Eric Viloria, currency strategist for Wells Fargo in New York, says: “Part of the reason for the ongoing lower level of volatility in many of the developed markets (DM), especially those in G10, is the increased level of policy transparency in the adjunct countries through forward guidance, which has meant that the corollary currencies are less prone to policy shocks.

“However, in many of the emerging markets, there is less forward guidance, therefore less transparency, and therefore a greater propensity for increased volatility.”

This tendency towards greater volatility has been further compounded, he concludes, by the lower level of liquidity flows that has occurred in the past few months. This is partly as a consequence of tapering quantitative easing by the US Fed, reducing the pool of money looking for higher-yielding currencies, together with apparently improving economic prospects in a number of DM countries, causing a shift in sentiment to the detriment of the EM world. 

In this context, although EM FX and wider risk-appetite has stabilized in the past week after the recent large position liquidations, it is probably wise at this point to exercise caution over the near-term volatility in EM FX as an asset class, according to various analysts.

“Arguably, the re-correlation of EM FX volatility with equity volatility is a return to the pre-crisis period when EM was priced in line with riskier assets, rather than developed market currencies,” says Chris Walker, FX strategist at Barclays in London.

In fact, he adds, the pre-crisis implied volatility of high-carry EM FX was priced and consequently traded largely in line with implied equity volatility (see Period 1 of the chart below). 

However, after the crisis, and partly as a function of steady portfolio inflows (see Period 2 in the chart above), both the absolute level and the volatility of implied EM FX volatility declined closer to the levels seen in developed market FX. Effectively, the risk premium in EM FX was being priced closer to that of G10 FX rather than equities.

“The recent rise in EM FX volatility [see Period 3 in the chart above] may thus represent a normalization to the pre-crisis period when EM FX was generally priced as a riskier asset,” says Walker.

Indeed, the chart below shows this difference between levels of the VIX and high-yield EM FX (HYEMFX) volatility versus the difference between HYEMFX volatility and G10 FX volatility. 

Walker concludes: “The level of the latter – that is, the level of implied volatility in HYEMFX above G10 FX – volatility rose last summer and has drifted higher since, consistent with normalization, rather than spiking higher as it has done in crisis periods.

“So, amid a gradual withdrawal of global liquidity, EM FX volatility may remain at elevated, pre-crisis levels.”

It is not just region-specific political and economic developments that drive EM FX volatilities, with much of the trajectory coming from the DM world, which, in turn, will also drive volatilities in DM FX.

This week, for example, volatilities spiked notably ahead of Tuesday’s first semi-annual testimony of new US Federal Reserve chair Janet Yellen to the House Financial Services Committee, says Geoffrey Yu, FX strategist for UBS, in London.

“Unsurprisingly as well, cable volatilities for Wednesday expiry were even higher when the Bank of England was due to announce an overhaul of its forward-guidance framework, the first edition having been rendered obsolete by the faster-than-expected decline in the unemployment rate,” says Yu.

In general terms, says George Saravelos, FX strategist for Deutsche Bank (DB) in London, only a limited number of variables do a good job of explaining realized volatility across most exchange rates.
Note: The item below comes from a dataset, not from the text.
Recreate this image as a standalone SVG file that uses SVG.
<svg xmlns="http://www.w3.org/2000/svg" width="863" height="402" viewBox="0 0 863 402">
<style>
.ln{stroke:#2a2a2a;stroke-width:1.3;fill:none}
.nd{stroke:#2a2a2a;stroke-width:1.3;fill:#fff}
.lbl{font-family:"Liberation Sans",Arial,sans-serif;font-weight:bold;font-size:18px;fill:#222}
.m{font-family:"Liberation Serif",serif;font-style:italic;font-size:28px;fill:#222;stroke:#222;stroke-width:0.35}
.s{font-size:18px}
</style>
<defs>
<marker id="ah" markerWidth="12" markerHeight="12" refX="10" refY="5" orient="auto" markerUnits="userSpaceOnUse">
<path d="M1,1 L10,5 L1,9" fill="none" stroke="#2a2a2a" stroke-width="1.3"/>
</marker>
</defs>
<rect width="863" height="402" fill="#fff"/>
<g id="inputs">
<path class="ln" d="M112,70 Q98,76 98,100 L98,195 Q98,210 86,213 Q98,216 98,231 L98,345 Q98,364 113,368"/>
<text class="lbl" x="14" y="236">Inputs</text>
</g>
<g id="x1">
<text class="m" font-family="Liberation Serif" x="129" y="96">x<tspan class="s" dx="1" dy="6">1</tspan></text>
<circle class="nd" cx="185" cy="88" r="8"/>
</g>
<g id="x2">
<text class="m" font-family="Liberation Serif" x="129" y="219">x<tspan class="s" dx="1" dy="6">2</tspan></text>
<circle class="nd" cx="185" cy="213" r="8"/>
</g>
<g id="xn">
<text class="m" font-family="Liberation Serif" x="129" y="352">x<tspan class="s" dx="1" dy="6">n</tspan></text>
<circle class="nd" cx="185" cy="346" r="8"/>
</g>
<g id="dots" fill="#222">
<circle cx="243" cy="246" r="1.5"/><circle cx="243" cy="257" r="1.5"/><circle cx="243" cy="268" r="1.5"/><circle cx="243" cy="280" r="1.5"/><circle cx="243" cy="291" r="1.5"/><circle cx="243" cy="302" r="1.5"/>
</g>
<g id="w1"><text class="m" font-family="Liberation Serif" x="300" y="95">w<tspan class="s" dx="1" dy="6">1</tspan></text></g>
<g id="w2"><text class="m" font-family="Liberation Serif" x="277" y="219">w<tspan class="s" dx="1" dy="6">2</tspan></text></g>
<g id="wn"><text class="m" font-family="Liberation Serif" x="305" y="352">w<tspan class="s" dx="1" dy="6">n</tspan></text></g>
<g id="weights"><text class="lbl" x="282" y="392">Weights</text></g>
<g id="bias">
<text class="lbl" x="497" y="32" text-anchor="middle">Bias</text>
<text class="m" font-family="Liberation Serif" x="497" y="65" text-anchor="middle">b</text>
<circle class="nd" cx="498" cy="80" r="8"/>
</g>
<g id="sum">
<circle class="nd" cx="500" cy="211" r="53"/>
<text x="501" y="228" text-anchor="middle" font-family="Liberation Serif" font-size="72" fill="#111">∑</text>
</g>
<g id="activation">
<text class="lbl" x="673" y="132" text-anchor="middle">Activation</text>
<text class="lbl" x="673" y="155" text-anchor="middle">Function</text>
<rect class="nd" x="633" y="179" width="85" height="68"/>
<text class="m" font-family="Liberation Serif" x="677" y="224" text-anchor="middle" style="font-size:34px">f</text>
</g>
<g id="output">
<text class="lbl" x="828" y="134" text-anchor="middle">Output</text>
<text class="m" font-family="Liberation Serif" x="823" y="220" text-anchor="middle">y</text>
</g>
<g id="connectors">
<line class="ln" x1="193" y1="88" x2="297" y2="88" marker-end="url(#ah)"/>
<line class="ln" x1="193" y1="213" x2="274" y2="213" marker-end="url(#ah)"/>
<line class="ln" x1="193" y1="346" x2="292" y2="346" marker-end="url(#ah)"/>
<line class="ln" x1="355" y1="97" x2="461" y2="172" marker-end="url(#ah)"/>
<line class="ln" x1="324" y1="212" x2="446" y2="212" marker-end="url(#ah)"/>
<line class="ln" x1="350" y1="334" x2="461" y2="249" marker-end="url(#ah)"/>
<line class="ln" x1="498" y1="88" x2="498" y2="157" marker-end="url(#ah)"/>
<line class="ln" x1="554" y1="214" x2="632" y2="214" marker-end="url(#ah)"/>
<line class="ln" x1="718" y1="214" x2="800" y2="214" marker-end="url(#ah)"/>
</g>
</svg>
These are: the US unemployment rate; US industrial production – which accords with this week’s Yellen volatility spike, for example; and changes in commodity prices and equity valuations.

“Better growth or higher commodity prices lower volatility, but higher stock-market valuations are associated with higher volatility, and we also find that better current accounts in the US – and Europe – lower realized volatility, but the sign is unstable across other currencies,” he says.
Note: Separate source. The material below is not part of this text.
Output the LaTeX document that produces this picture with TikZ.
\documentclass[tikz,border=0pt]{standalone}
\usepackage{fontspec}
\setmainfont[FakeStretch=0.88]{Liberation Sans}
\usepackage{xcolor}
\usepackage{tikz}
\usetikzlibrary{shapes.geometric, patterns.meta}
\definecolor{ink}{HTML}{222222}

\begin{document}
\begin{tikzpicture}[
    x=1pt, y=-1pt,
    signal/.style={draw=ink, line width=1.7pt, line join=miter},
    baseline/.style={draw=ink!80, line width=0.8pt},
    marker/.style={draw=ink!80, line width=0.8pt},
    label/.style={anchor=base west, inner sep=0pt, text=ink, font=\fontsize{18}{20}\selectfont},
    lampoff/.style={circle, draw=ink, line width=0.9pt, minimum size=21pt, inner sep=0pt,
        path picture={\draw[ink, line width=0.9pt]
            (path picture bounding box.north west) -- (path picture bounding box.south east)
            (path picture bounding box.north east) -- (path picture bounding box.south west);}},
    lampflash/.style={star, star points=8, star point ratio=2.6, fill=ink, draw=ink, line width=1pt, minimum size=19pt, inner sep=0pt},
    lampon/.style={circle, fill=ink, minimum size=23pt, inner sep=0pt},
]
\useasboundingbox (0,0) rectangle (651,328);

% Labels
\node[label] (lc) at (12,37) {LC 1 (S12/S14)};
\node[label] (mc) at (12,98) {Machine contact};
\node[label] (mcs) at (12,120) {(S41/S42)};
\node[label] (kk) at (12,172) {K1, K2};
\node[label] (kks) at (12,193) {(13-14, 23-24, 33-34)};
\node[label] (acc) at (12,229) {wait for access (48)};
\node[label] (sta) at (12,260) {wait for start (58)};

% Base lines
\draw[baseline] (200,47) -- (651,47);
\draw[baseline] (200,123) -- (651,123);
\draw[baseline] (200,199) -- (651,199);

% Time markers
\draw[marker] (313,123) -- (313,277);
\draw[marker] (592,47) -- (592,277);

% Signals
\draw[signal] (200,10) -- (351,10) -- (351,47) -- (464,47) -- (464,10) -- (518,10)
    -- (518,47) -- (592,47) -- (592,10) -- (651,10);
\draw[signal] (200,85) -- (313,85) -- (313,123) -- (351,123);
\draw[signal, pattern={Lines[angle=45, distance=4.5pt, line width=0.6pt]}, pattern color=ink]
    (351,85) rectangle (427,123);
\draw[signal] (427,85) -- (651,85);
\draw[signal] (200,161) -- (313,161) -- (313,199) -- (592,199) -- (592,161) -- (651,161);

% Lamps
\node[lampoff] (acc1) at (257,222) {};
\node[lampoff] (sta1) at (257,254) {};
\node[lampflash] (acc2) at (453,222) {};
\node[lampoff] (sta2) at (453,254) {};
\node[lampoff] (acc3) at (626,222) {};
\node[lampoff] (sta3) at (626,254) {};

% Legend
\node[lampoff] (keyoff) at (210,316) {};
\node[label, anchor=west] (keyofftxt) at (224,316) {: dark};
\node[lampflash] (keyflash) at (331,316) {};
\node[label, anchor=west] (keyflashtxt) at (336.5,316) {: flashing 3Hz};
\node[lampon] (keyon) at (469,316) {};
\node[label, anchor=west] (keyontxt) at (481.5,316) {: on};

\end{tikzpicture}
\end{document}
More specifically, he adds, in the leading G10-currencies area:

· for EUR/USD, higher European or US current accounts depress volatility, as does higher US industrial production and employment;

· for USD/JPY, higher Bank of Japan target rates, more expensive US stocks, and a larger Japanese current account all lead to higher yen volatility, whilst conversely higher US inflation and commodity prices lower volatility;

· and for GBP/USD, higher US unemployment, higher volatility of UK data, better FTSE performance and more expensive equity valuations all lead to higher volatility in sterling, whilst, in contrast (such as for the yen), higher commodity prices depress volatility.

For other currencies, in the meantime, such as the Aussie dollar, which has been seen as a heavily commodity-price-driven currency, higher commodity prices and US industrial production depress AUD/USD volatility, whilst US data volatility, Australian GDP growth and the S&P 500 cyclically adjusted P/E ratio are all positively related to AUD/USD volatility.

In practical terms, though, and even before the run-up in EM FX risk recently, Saravelos adds that, in broad terms, volatility is fairly valued in terms of DB’s macro models, and cannot identify any exchange rate where realized volatility exceeds the model prediction by more than one standard deviation.

“Within the detail, EUR/USD volatility appears too low, so this is where we would be most comfortable buying volatility, and USD/JPY volatility is too high, but Abenomics and the ongoing regime shift in the Japanese economy likely deserves a risk premium that is not captured by our models,” he says.

Saravelos adds: “In sum, buying FX volatility is one of the best hedges against a growth recession, but if one is bullish on the outlook, one shouldn’t expect too much of a rise in volatility, even if FX trends pick up, and options should therefore remain a cheap way of expressing directional views in currencies.”

For less option-centric strategies, concludes BBH’s Chandler, one enduring winning trading strategy of the previous couple of years, which might well have further to run, is mean reversion, and particularly that based on volatility, not FX pair levels per se.

“Non-directional term-structure volatility strategies geared towards reversion to the mean have provided sound returns in this new central-bank-managed FX environment,” he says.